Hitchens v. Blumenthal
The Sunday papers will probably give the big headlines to Monica Lewinsky, who for the first time today was seen talking. (Before today, we'd seen her, and we'd heard her talking on the released Linda Tripp tapes, but we hadn't seen her and heard her simultaneously.) The day's most interesting Flytrap development, however, was that Christopher Hitchens, who is Clinton's most enthusiastic and visible critic from the left, issued an affidavit that appears to put Sidney Blumenthal in some danger of being prosecuted for perjury.

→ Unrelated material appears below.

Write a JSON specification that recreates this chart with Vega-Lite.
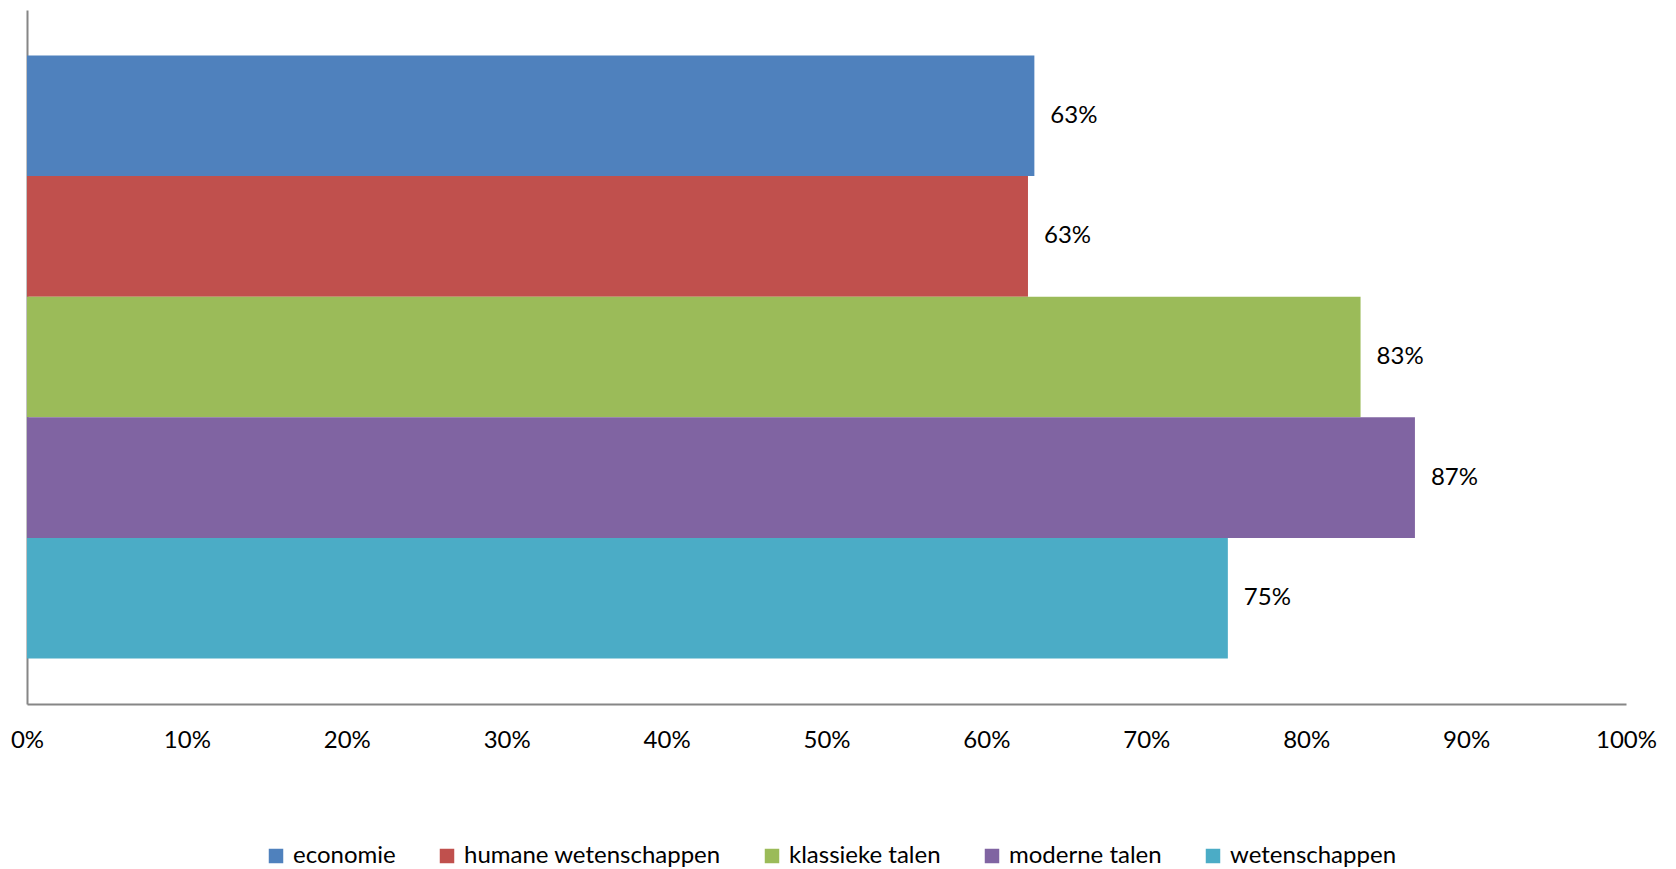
{
  "$schema": "https://vega.github.io/schema/vega-lite/v6.json",
  "autosize": "none",
  "width": 1599,
  "height": 694,
  "padding": {"left": 27, "top": 10, "right": 50, "bottom": 165},
  "background": "white",
  "config": {
    "view": {"stroke": null},
    "font": "Lato",
    "axis": {"grid": false}
  },
  "data": {
    "values": [
      {"vak": "economie", "waarde": 0.630},
      {"vak": "humane wetenschappen", "waarde": 0.626},
      {"vak": "klassieke talen", "waarde": 0.834},
      {"vak": "moderne talen", "waarde": 0.868},
      {"vak": "wetenschappen", "waarde": 0.751}
    ]
  },
  "encoding": {
    "y": {
      "field": "vak",
      "type": "nominal",
      "sort": ["economie", "humane wetenschappen", "klassieke talen", "moderne talen", "wetenschappen"],
      "scale": {"paddingInner": 0, "paddingOuter": 0.377},
      "axis": {"title": null, "labels": false, "ticks": false, "domainColor": "#868686", "domainWidth": 2}
    },
    "x": {
      "field": "waarde",
      "type": "quantitative",
      "scale": {"domain": [0, 1], "nice": false},
      "axis": {
        "title": null,
        "format": ".0%",
        "values": [0, 0.1, 0.2, 0.3, 0.4, 0.5, 0.6, 0.7, 0.8, 0.9, 1],
        "ticks": false,
        "domainColor": "#868686",
        "domainWidth": 2,
        "labelFontSize": 24,
        "labelColor": "#000000",
        "labelPadding": 24,
        "labelFont": "Lato",
        "labelFlush": false,
        "labelBound": false,
        "labelOverlap": false
      }
    }
  },
  "layer": [
    {
      "mark": {"type": "bar"},
      "encoding": {
        "color": {
          "field": "vak",
          "type": "nominal",
          "sort": ["economie", "humane wetenschappen", "klassieke talen", "moderne talen", "wetenschappen"],
          "scale": {"range": ["#4F81BD", "#C0504D", "#9BBB59", "#8064A2", "#4BACC6"]},
          "legend": {
            "title": null,
            "orient": "none",
            "direction": "horizontal",
            "legendX": 237,
            "legendY": 834,
            "symbolType": "square",
            "symbolSize": 210,
            "symbolStrokeWidth": 0,
            "symbolOpacity": 1,
            "labelFontSize": 24,
            "labelColor": "#000000",
            "labelFont": "Lato",
            "labelOffset": 5,
            "columnPadding": 39,
            "labelLimit": 400
          }
        }
      }
    },
    {
      "mark": {"type": "text", "align": "left", "baseline": "middle", "dx": 16, "fontSize": 24, "color": "#000000", "font": "Lato"},
      "encoding": {
        "text": {"field": "waarde", "type": "quantitative", "format": ".0%"}
      }
    }
  ]
}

Here is what Blumenthal said Feb. 3 in his Senate testimony (excerpts of which were made public this week):
Q. So, when you talk to your mother and your friends and [Gene] Lyons about Ms. Lewinsky, are you telling us that you have these conversations, and you know what the President has told you and you're not tempted to tell somebody the President is a victim of this lady, out of his own mouth?
A. Not only am I not tempted, I did not.
Here is what Hitchens said in his affidavit yesterday (Feb. 5):
"During lunch on March 19, 1998, in the presence of myself and Carol Blue, Mr. Blumenthal stated that, Monica Lewinsky had been a 'stalker' and that the President was 'the victim' of a predatory and unstable sexually demanding young woman. Referring to Ms. Lewinsky, Mr. Blumenthal used the word 'stalker' several times. Mr. Blumenthal advised us that this version of the facts was not generally understood."

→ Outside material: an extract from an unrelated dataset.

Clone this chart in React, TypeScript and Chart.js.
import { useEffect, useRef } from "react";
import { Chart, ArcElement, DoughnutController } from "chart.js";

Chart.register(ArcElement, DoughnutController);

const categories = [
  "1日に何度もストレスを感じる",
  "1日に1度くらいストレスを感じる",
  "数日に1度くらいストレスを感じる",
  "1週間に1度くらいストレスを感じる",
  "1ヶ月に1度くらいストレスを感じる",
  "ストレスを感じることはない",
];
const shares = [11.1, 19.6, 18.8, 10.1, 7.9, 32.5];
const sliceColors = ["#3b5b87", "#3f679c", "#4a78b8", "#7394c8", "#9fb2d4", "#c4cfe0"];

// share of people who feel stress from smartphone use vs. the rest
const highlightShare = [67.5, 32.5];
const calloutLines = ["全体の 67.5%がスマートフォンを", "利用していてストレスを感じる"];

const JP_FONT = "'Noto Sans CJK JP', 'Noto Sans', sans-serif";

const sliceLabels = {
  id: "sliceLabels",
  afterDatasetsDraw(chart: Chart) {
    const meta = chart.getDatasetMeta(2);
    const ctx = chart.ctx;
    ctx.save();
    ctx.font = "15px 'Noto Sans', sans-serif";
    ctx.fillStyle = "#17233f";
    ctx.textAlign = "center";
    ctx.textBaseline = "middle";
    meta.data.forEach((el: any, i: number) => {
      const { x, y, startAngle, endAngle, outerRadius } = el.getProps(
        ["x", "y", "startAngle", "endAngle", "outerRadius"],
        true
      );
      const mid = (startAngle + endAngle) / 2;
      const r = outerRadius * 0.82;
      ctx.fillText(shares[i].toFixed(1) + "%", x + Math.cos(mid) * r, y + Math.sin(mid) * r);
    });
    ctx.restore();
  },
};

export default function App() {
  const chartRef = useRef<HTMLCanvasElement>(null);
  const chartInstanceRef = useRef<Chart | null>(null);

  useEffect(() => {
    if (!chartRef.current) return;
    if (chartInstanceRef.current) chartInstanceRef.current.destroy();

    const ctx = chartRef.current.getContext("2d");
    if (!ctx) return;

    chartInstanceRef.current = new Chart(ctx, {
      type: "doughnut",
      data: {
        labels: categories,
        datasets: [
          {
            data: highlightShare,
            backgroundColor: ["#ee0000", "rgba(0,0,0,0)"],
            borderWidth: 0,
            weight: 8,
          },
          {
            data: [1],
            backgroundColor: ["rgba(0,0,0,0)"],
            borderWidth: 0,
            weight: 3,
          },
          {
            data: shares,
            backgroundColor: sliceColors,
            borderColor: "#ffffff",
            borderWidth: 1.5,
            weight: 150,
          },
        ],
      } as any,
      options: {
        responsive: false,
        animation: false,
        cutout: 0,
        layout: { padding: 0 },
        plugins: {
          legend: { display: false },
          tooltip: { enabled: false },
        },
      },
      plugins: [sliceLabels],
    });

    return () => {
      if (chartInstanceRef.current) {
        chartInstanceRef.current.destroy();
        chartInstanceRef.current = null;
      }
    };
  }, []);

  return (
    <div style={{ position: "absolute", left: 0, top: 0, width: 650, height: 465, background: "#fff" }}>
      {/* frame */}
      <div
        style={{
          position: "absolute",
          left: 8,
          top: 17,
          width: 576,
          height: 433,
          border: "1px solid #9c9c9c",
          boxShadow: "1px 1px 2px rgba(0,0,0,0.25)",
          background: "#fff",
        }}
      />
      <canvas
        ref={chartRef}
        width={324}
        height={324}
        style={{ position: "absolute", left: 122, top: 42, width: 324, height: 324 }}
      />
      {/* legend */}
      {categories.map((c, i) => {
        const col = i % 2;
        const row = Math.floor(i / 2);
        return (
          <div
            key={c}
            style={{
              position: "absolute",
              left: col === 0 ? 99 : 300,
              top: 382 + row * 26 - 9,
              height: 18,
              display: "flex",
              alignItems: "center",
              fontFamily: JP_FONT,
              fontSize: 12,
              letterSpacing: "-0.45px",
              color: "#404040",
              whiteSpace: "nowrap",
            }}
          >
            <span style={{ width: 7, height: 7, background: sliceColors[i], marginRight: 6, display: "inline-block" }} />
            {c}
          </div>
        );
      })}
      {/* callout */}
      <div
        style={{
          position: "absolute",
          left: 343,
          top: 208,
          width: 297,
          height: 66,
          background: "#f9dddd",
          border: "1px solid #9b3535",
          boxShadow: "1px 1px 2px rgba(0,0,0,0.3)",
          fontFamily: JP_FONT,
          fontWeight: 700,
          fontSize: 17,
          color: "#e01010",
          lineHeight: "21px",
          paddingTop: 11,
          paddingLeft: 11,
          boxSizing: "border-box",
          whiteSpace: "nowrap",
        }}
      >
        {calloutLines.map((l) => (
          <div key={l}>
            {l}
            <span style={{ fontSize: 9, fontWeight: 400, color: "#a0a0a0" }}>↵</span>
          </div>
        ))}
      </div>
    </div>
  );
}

Hitchens is a political journalist (for Vanity Fair, The Nation, and Salon--though the Salon pieces are generally recycled Nation columns). It may be that Blumenthal will now assert that he and Hitchens are not "friends," but rather professional colleagues. (Blumenthal is an ex-journalist, and has clearly had some dealings with Hitchens as a source; Hitchens, in his affidavit, says he and Blumenthal are "social friends and journalistic acquaintances.") Chatterbox, who knows them both (neither well), had long been under the impression they were rather good friends, but suspects this will not obtain in the future. Meanwhile, the additional legal, journalistic, moral, and gossip implications of all this must await Chatterbox's efforts to round up more information.